Usually by-elections happen when the incumbent isn’t there: maybe they’re dead (like in Heywood and Middleton), maybe they were forced to resign due to fiddling expenses, maybe they were just fucking done with politics. It’s very rare that they’re still around to contest their seat. Before Clacton, by-elections triggered to ratify an MP switching parties have only happened six times: Merton, Mitcham and Morden in 1982; Lincoln in 1973; Preston in 1929; Kingston-Upon-Hull in 1926; the Isle of Wight in 1904; and Orkney and Shetland in 1902. In five out of these six instances, the electorate voted for the incumbent MP. In the other case, MM&M, we saw a similar pattern to Heywood and Middleton: the vote was split between two similar parties (Labour and SDP; the incumbent had defected from the former to the latter) while the Conservative vote held allowing them to get in.
It just goes to show: people really do vote for the person rather than the party.
The media manufactured this whole thing
Our democracy is very much controlled by the media. The media pretty much invented UKIP, because at the moment UKIP can give media owners what they want. In 2010, we saw something similar with the Lib Dems. The more the media blart on about how UKIP are a credible party, the more credible they become. This is why people bothered voting for them at all. At present, UKIP best represent media owners: like media owners, they’re a bunch of terrible old rich white men. So of course the media has a peculiar hard-on for UKIP.
Furthermore, journalists are bored because elections are boring. To make them interesting, you need a narrative, and the novelty value of UKIP is currently very exciting to them, especially because UKIP love talking to journalists and mugging for the cameras. It makes journalists’ jobs easier, so of course they’ll regurgitate UKIP press releases.
Unlike the Lib Dems in 2010, though, we’re unlikely to see a Tory-UKIP coalition in our future, because UKIP are wiping them out at elections. Instead, I predict we’ll see destabilisation of Tory safe seats, which will likely guarantee a Labour government in 2015.

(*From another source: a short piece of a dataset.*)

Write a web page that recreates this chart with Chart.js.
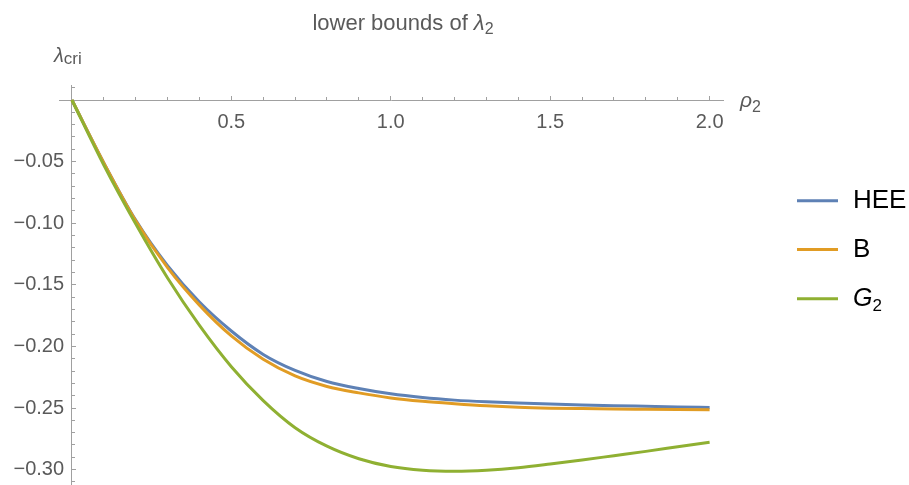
<!DOCTYPE html>
<html><head><meta charset="utf-8">
<script src="https://cdn.jsdelivr.net/npm/chart.js@4.4.1/dist/chart.umd.min.js"></script>
<style>html,body{margin:0;padding:0;background:#fff;} canvas{display:block;}</style>
</head><body>
<canvas id="c" width="909" height="485"></canvas>
<script>
// ---- data ----
const rho    = [0, 0.1, 0.2, 0.3, 0.4, 0.5, 0.6, 0.7, 0.8, 0.9, 1.0, 1.1, 1.2, 1.3, 1.4, 1.5, 1.6, 1.7, 1.8, 1.9, 2.0];
const hee    = [0, -0.051, -0.0975, -0.1345, -0.1640, -0.1875, -0.2065, -0.2195, -0.2285, -0.2342, -0.2385, -0.2415, -0.2436, -0.2450, -0.2460, -0.2468, -0.2475, -0.2481, -0.2486, -0.2491, -0.2495];
const bBound = [0, -0.051, -0.0980, -0.1360, -0.1665, -0.1915, -0.2105, -0.2240, -0.2325, -0.2377, -0.2418, -0.2445, -0.2465, -0.2482, -0.2494, -0.2501, -0.2505, -0.2508, -0.2510, -0.2512, -0.2514];
const g2     = [0, -0.0528, -0.1005, -0.1445, -0.1830, -0.2165, -0.2440, -0.2660, -0.2810, -0.2912, -0.2975, -0.3005, -0.3013, -0.3005, -0.2985, -0.2955, -0.2922, -0.2887, -0.2852, -0.2815, -0.2778];

const seriesLabels = ['HEE', 'B', 'G2'];
const seriesColors = ['#5E81B5', '#E19C24', '#8FB032'];

const xMajorTicks = [0.5, 1.0, 1.5, 2.0];
const xTickLabels = ['0.5', '1.0', '1.5', '2.0'];
const xMinorTicks = [0.1, 0.2, 0.3, 0.4, 0.6, 0.7, 0.8, 0.9, 1.1, 1.2, 1.3, 1.4, 1.6, 1.7, 1.8, 1.9];
const yMajorTicks = [-0.05, -0.10, -0.15, -0.20, -0.25, -0.30];
const yTickLabels = ['\u22120.05', '\u22120.10', '\u22120.15', '\u22120.20', '\u22120.25', '\u22120.30'];
const yMinorTicks = [0.01, -0.01, -0.02, -0.03, -0.04, -0.06, -0.07, -0.08, -0.09, -0.11, -0.12, -0.13, -0.14,
                     -0.16, -0.17, -0.18, -0.19, -0.21, -0.22, -0.23, -0.24, -0.26, -0.27, -0.28, -0.29, -0.31];

// ---- styling ----
const FONT = "'Liberation Sans', Arial, Helvetica, sans-serif";
const AXIS_COLOR = '#a0a0a0';
const LABEL_COLOR = '#5a5a5a';
const X_MIN = -0.0405, X_MAX = 2.042, Y_MIN = -0.3125, Y_MAX = 0.0122;

function labelFor(ticks, labels) {
  return (v) => {
    const k = ticks.findIndex(t => Math.abs(t - v) < 1e-9);
    return k >= 0 ? labels[k] : '';
  };
}
function zeroPad(scale) {
  scale.paddingLeft = 0; scale.paddingRight = 0; scale.paddingTop = 0; scale.paddingBottom = 0;
}

const seriesValues = [hee, bBound, g2];
const datasets = seriesValues.map((vals, i) => ({
  label: seriesLabels[i],
  data: rho.map((x, j) => ({x: x, y: vals[j]})),
  borderColor: seriesColors[i],
  backgroundColor: seriesColors[i],
  borderWidth: 3,
  pointRadius: 0,
  cubicInterpolationMode: 'monotone',
  fill: false,
  order: 3 - i
}));

function drawRuns(ctx, runs, x, y, align) {
  let total = 0;
  runs.forEach(r => { ctx.font = r.font; r.w = ctx.measureText(r.text).width; total += r.w + (r.dx || 0); });
  let cx = align === 'center' ? x - total / 2 : x;
  ctx.textAlign = 'left';
  ctx.textBaseline = 'alphabetic';
  runs.forEach(r => {
    cx += (r.dx || 0);
    ctx.font = r.font;
    ctx.fillText(r.text, cx, y + (r.dy || 0));
    cx += r.w;
  });
}

const textPlugin = {
  id: 'texts',
  afterDraw(chart) {
    const ctx = chart.ctx;
    const xs = chart.scales.x, ys = chart.scales.y;
    ctx.save();
    ctx.fillStyle = LABEL_COLOR;
    drawRuns(ctx, [
      {text: 'lower bounds of ', font: '22px ' + FONT},
      {text: '\u03BB', font: 'italic 22px ' + FONT},
      {text: '2', font: '16px ' + FONT, dy: 4}
    ], 403, 29.5, 'center');
    drawRuns(ctx, [
      {text: '\u03BB', font: 'italic 20px ' + FONT},
      {text: 'cri', font: '17px ' + FONT, dy: 2}
    ], 54, 62, 'left');
    const y0 = ys.getPixelForValue(0);
    drawRuns(ctx, [
      {text: '\u03C1', font: 'italic 21px ' + FONT},
      {text: '2', font: '16px ' + FONT, dy: 5}
    ], xs.right + 17, y0 + 7, 'left');
    const legendY = [200.7, 249.5, 298.8];
    chart.data.datasets.forEach((ds, i) => {
      const ly = legendY[i];
      ctx.strokeStyle = ds.borderColor;
      ctx.lineWidth = 3;
      ctx.beginPath();
      ctx.moveTo(797, ly);
      ctx.lineTo(838, ly);
      ctx.stroke();
      ctx.fillStyle = '#000';
      let runs;
      if (ds.label === 'G2') {
        runs = [{text: 'G', font: 'italic 25px ' + FONT}, {text: '2', font: '17px ' + FONT, dy: 5}];
      } else {
        runs = [{text: ds.label, font: '26px ' + FONT}];
      }
      drawRuns(ctx, runs, 853, ly + 7.5, 'left');
    });
    ctx.restore();
  }
};

const majorGrid = {display: true, drawOnChartArea: false, drawTicks: true, tickLength: -5, tickColor: AXIS_COLOR, tickWidth: 1};
const minorGrid = {display: true, drawOnChartArea: false, drawTicks: true, tickLength: -3, tickColor: AXIS_COLOR, tickWidth: 1};

new Chart(document.getElementById('c'), {
  type: 'line',
  data: {datasets: datasets},
  plugins: [textPlugin],
  options: {
    responsive: false,
    animation: false,
    devicePixelRatio: 1,
    layout: {padding: {left: 59, right: 186, top: 85, bottom: 0}},
    plugins: {legend: {display: false}, title: {display: false}, tooltip: {enabled: false}},
    scales: {
      x: {
        type: 'linear', axis: 'x', position: {y: 0}, bounds: 'data',
        min: X_MIN, max: X_MAX,
        afterBuildTicks: s => { s.ticks = xMajorTicks.map(v => ({value: v})); },
        afterFit: zeroPad,
        grid: majorGrid,
        border: {display: true, color: AXIS_COLOR, width: 1},
        ticks: {autoSkip: false, maxRotation: 0, padding: 15, color: LABEL_COLOR,
                font: {family: FONT, size: 20}, callback: labelFor(xMajorTicks, xTickLabels)}
      },
      xm: {
        type: 'linear', axis: 'x', position: {y: 0}, bounds: 'data',
        min: X_MIN, max: X_MAX,
        afterBuildTicks: s => { s.ticks = xMinorTicks.map(v => ({value: v})); },
        afterFit: zeroPad,
        grid: minorGrid,
        border: {display: false},
        ticks: {display: false, autoSkip: false}
      },
      y: {
        type: 'linear', axis: 'y', position: {x: 0}, bounds: 'data',
        min: Y_MIN, max: Y_MAX,
        afterBuildTicks: s => { s.ticks = yMajorTicks.map(v => ({value: v})); },
        afterFit: zeroPad,
        grid: majorGrid,
        border: {display: true, color: AXIS_COLOR, width: 1},
        ticks: {display: false, autoSkip: false}
      },
      yl: {
        type: 'linear', axis: 'y', position: {x: -0.0245}, bounds: 'data',
        min: Y_MIN, max: Y_MAX,
        afterBuildTicks: s => { s.ticks = yMajorTicks.map(v => ({value: v})); },
        afterFit: zeroPad,
        grid: {display: false, drawTicks: false},
        border: {display: false},
        ticks: {autoSkip: false, padding: 0, color: LABEL_COLOR,
                font: {family: FONT, size: 20}, callback: labelFor(yMajorTicks, yTickLabels)}
      },
      ym: {
        type: 'linear', axis: 'y', position: {x: 0}, bounds: 'data',
        min: Y_MIN, max: Y_MAX,
        afterBuildTicks: s => { s.ticks = yMinorTicks.map(v => ({value: v})); },
        afterFit: zeroPad,
        grid: minorGrid,
        border: {display: false},
        ticks: {display: false, autoSkip: false}
      }
    }
  }
});
</script>
</body></html>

Representative democracy is a shambles
If you’ve made it this far, you’ve probably noticed that this whole system is flawed. Elections are easily influenced, and our first past the post voting system makes it even harder for the will of the people to truly be heard. These by-elections–and the media analysis thereof–lay this bare. If you believe in voting, you’re lumbered with the possibility of having to root for UKIP to keep the Tories out (it splits the vote, remember?). If you want to campaign for electoral reform, you might have an issue where suddenly small parties like UKIP do become a real problem, as well as the nice smaller parties like the Greens getting to have a go. There’s also the option of becoming an anarchist, which is working all right for me, except for the having to organise with some awful people sometimes. However you choose to navigate this territory, be aware: everything is broken. The rot is deep.
The thing we really need to worry about is not whether UKIP win any elections or not, but the fact that our society is so riddled with racism that all of the major parties are spouting nastiness similar to UKIP, and a lot of people seem to genuinely believe it. This is the root that we need to fight, and it won’t be won at the ballot boxes.